DBT-CLICKZETTA ADAPTER Update
The dbt-clickzetta adapter adds support for Singdata Lakehouse dynamic table incremental models, allowing the use of dbt to develop automatically refreshing dynamic table models.
Bug Fixes
- Job History & Job Details: Fixed an issue where some jobs (such as desc, show commands) could not display job duration information in the Job History list.
Behavior Changes
- Virtual Cluster Management (Preload Cache): For clusters with Preload Cache set, the original behavior was to proactively cache the entire table configured for Preload by default at startup. The current behavior change is: after starting the cluster, incrementally cache the table configured for Preload. That is, by default, only proactively cache newly changed data.
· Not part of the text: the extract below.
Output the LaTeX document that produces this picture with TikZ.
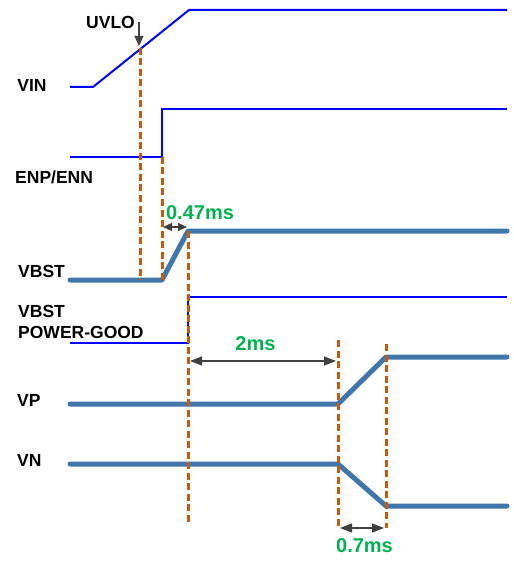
\documentclass[tikz,border=0pt]{standalone}
\usepackage{fontspec}
\setmainfont{Liberation Sans}
\usetikzlibrary{arrows.meta}
\definecolor{sigblue}{RGB}{0,0,255}
\definecolor{railblue}{RGB}{64,118,170}
\definecolor{markorange}{RGB}{197,90,17}
\definecolor{timegreen}{RGB}{0,176,80}
\definecolor{dimgray}{RGB}{64,64,64}
\tikzset{
  lbl/.style={font=\fontsize{17.5}{18}\selectfont\bfseries, text=black, inner sep=0pt},
  tlbl/.style={font=\fontsize{20}{21}\selectfont\bfseries, text=timegreen, inner sep=0pt},
  thinsig/.style={draw=sigblue, line width=2pt},
  pgsig/.style={draw=sigblue, line width=1.6pt},
  railsig/.style={draw=railblue, line width=5pt, line cap=round, line join=round},
  markline/.style={draw=markorange, line width=3pt, dash pattern=on 7pt off 3.5pt},
  dimline/.style={draw=dimgray, line width=1.2pt, {Triangle[length=12pt,width=9pt]}-{Triangle[length=12pt,width=9pt]}},
  smalldim/.style={draw=dimgray, line width=1.2pt, {Triangle[length=9pt,width=8pt]}-{Triangle[length=9pt,width=8pt]}},
  ptrline/.style={draw=dimgray, line width=1.2pt, -{Triangle[length=10pt,width=9pt]}}
}
\begin{document}
\begin{tikzpicture}[x=1pt,y=-1pt]
\useasboundingbox (0,0) rectangle (513,561);
% labels
\node[lbl] (lvin) at (32,85) {VIN};
\node[lbl] (luvlo) at (110.5,22) {UVLO};
\node[lbl, anchor=west] (lenp) at (15,177) {ENP/ENN};
\node[lbl, anchor=west] (lvbst) at (18,271) {VBST};
\node[lbl, anchor=west] (lvbst2) at (18,311) {VBST};
\node[lbl, anchor=west] (lpg) at (18,332.5) {POWER-GOOD};
\node[lbl, anchor=west] (lvp) at (17,400) {VP};
\node[lbl, anchor=west] (lvn) at (17,460) {VN};
\node[tlbl] (t047) at (200,212.5) {0.47ms};
\node[tlbl] (t2) at (255.5,344) {2ms};
\node[tlbl] (t07) at (364.5,546) {0.7ms};
% coordinates
\coordinate (uvlo) at (140,48);
\coordinate (en) at (162,157);
\coordinate (bst) at (188,231);
\coordinate (vps) at (338,404);
\coordinate (vpe) at (386,357);
% signals
\draw[thinsig] (70,87) -- (93,87) -- (189,10) -- (507,10);
\draw[thinsig] (70,157) -- (en) -- (162,109) -- (507,109);
\draw[railsig] (70,280) -- (162,280) -- (bst) -- (507,231);
\draw[pgsig] (70,343) -- (188,343) -- (188,297) -- (507,297);
\draw[railsig] (70,404) -- (vps) -- (vpe) -- (507,357);
\draw[railsig] (70,464) -- (338,464) -- (386,506) -- (507,506);
% markers
\draw[markline] (uvlo) -- (140,280);
\draw[markline] (en) -- (162,280);
\draw[markline] (bst) -- (188,525);
\draw[markline] (338,340) -- (338,528);
\draw[markline] (386,344) -- (386,528);
% dimension arrows
\coordinate (uvtop) at (139,22);
\coordinate (uvtip) at (139,46);
\draw[ptrline] (uvtop) -- (uvtip);
\draw[smalldim] (163,227) -- (187,227);
\draw[dimline] (190,361) -- (336,361);
\draw[dimline] (340,528) -- (384,528);
\end{tikzpicture}
\end{document}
- Dynamic Table Auto Refresh: In the DDL definition of CREATE DYNAMIC TABLE, you can set the system auto-refresh interval and the computing resources for running the refresh job. The original behavior was to set this by adding the refresh_vc parameter in the PROPERTIES of the dynamic table. For example, after setting PROPERTIES('refresh_vc'='vcluster_name), the dynamic table auto-refresh task will use the vcluster_name cluster to execute the task. The current behavior has changed to: use the syntax REFRESH INTERVAL [interval_time] VCLUSTER <virtual_cluster_name> to set the cluster name used for the auto-refresh job. The original PROPERTIES parameter behavior will continue to be retained and compatible.